= Aim of the exercise =
Omit all images. Transcribe the rest of the material below exactly.

>> BEGIN Supplied information

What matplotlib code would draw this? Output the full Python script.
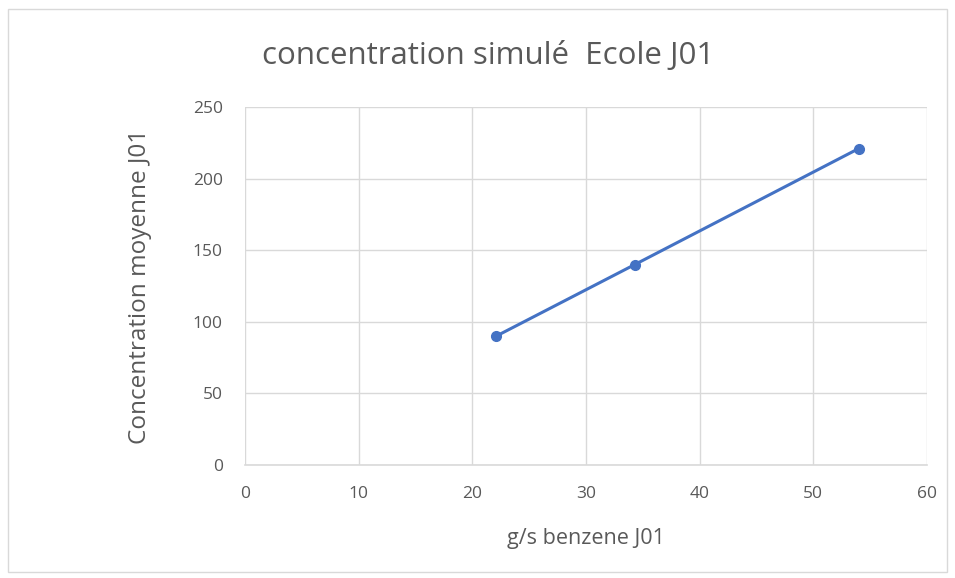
import matplotlib
matplotlib.use("Agg")
import matplotlib.pyplot as plt
from matplotlib.patches import Rectangle

# data
benzene_gs = [22.1, 34.3, 54.0]
concentration = [90, 140, 221]
x_ticks = [0, 10, 20, 30, 40, 50, 60]
y_ticks = [0, 50, 100, 150, 200, 250]

plt.rcParams['font.family'] = ['Open Sans', 'DejaVu Sans']
text_color = '#595959'
grid_color = '#d9d9d9'
line_color = '#4472c4'

fig = plt.figure(figsize=(9.55, 5.78), dpi=100)
fig.patches.append(Rectangle((0.008, 0.01), 0.984, 0.975, transform=fig.transFigure,
                             fill=False, edgecolor='#d9d9d9', linewidth=1))

ax = fig.add_axes([0.2565, 0.1955, 0.7142, 0.6194])
ax.plot(benzene_gs, concentration, color=line_color, linewidth=2.2,
        marker='o', markersize=7, zorder=3)

ax.set_xlim(0, 60)
ax.set_ylim(0, 250)
ax.set_xticks(x_ticks)
ax.set_yticks(y_ticks)
ax.grid(True, color=grid_color, linewidth=1)
ax.set_axisbelow(True)
for side in ['top', 'right', 'left']:
    ax.spines[side].set_visible(False)
ax.spines['bottom'].set_color(grid_color)
ax.spines['bottom'].set_linewidth(1.2)
ax.tick_params(length=0, colors=text_color, labelsize=12.5)
ax.tick_params(axis='y', pad=16)
ax.tick_params(axis='x', pad=15)

ax.set_xlabel("g/s benzene J01", color=text_color, fontsize=15.5, labelpad=19)
ax.set_ylabel("Concentration moyenne J01", color=text_color, fontsize=17.5,
              labelpad=29)
fig.text(0.511, 0.903, "concentration simulé  Ecole J01", color=text_color,
         fontsize=22.5, ha='center', va='center')

fig.savefig("out.png", dpi=100)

>> END Supplied information

= The answer =
What matplotlib code would draw this? Output the full Python script.
import matplotlib
matplotlib.use("Agg")
import matplotlib.pyplot as plt
from matplotlib.patches import Rectangle

# data
benzene_gs = [22.1, 34.3, 54.0]
concentration = [90, 140, 221]
x_ticks = [0, 10, 20, 30, 40, 50, 60]
y_ticks = [0, 50, 100, 150, 200, 250]

plt.rcParams['font.family'] = ['Open Sans', 'DejaVu Sans']
text_color = '#595959'
grid_color = '#d9d9d9'
line_color = '#4472c4'

fig = plt.figure(figsize=(9.55, 5.78), dpi=100)
fig.patches.append(Rectangle((0.008, 0.01), 0.984, 0.975, transform=fig.transFigure,
                             fill=False, edgecolor='#d9d9d9', linewidth=1))

ax = fig.add_axes([0.2565, 0.1955, 0.7142, 0.6194])
ax.plot(benzene_gs, concentration, color=line_color, linewidth=2.2,
        marker='o', markersize=7, zorder=3)

ax.set_xlim(0, 60)
ax.set_ylim(0, 250)
ax.set_xticks(x_ticks)
ax.set_yticks(y_ticks)
ax.grid(True, color=grid_color, linewidth=1)
ax.set_axisbelow(True)
for side in ['top', 'right', 'left']:
    ax.spines[side].set_visible(False)
ax.spines['bottom'].set_color(grid_color)
ax.spines['bottom'].set_linewidth(1.2)
ax.tick_params(length=0, colors=text_color, labelsize=12.5)
ax.tick_params(axis='y', pad=16)
ax.tick_params(axis='x', pad=15)

ax.set_xlabel("g/s benzene J01", color=text_color, fontsize=15.5, labelpad=19)
ax.set_ylabel("Concentration moyenne J01", color=text_color, fontsize=17.5,
              labelpad=29)
fig.text(0.511, 0.903, "concentration simulé  Ecole J01", color=text_color,
         fontsize=22.5, ha='center', va='center')

fig.savefig("out.png", dpi=100)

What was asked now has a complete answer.